Skip the pictures. Set down, word for word, the lines from the start of the material up to and including the line with "plt.rcParams['font.family'] = ['Noto".

-- START OF DATA PROVIDED --

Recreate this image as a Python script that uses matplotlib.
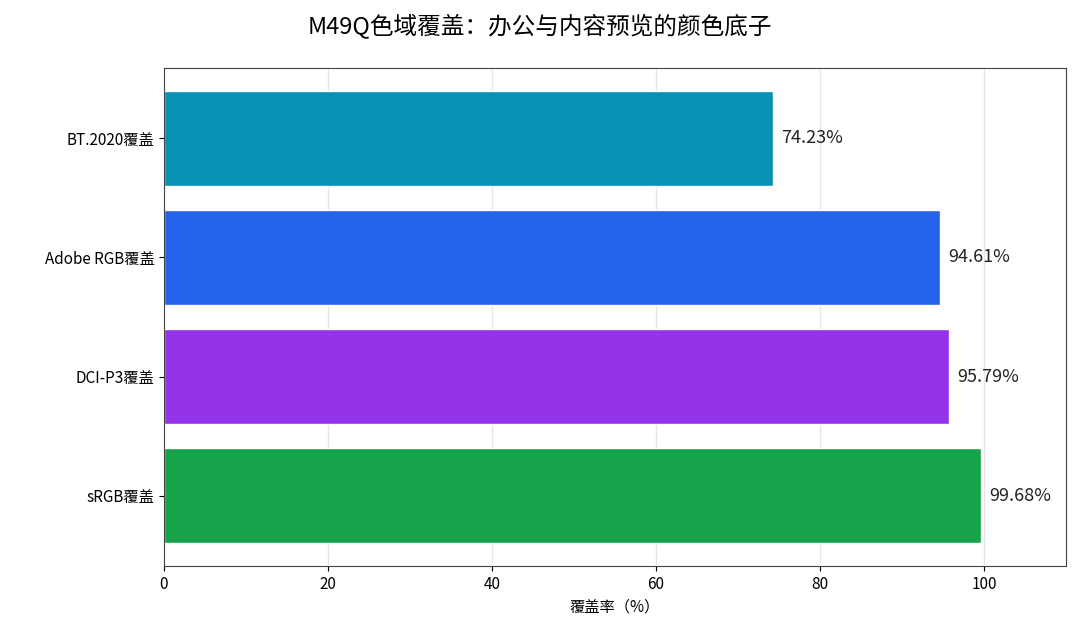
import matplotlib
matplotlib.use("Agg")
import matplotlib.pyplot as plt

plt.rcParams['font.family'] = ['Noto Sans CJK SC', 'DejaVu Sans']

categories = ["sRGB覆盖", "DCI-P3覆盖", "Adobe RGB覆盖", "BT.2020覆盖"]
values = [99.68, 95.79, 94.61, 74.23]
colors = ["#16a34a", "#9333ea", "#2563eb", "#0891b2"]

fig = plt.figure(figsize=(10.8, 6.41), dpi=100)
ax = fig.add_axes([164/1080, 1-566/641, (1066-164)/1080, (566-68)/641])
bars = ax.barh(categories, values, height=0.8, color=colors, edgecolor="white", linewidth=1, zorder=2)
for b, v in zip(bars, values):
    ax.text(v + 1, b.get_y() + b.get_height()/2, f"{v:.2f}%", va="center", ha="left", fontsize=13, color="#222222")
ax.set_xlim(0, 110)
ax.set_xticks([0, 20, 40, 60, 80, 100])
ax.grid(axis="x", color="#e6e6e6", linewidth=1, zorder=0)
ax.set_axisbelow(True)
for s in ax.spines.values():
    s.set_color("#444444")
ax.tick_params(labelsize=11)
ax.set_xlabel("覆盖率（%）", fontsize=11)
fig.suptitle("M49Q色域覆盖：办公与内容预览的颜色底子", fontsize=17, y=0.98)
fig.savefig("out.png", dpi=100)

-- END OF DATA PROVIDED --

**CORRECT RESPONSE:**
Recreate this image as a Python script that uses matplotlib.
import matplotlib
matplotlib.use("Agg")
import matplotlib.pyplot as plt

plt.rcParams['font.family'] = ['Noto Sans CJK SC', 'DejaVu Sans']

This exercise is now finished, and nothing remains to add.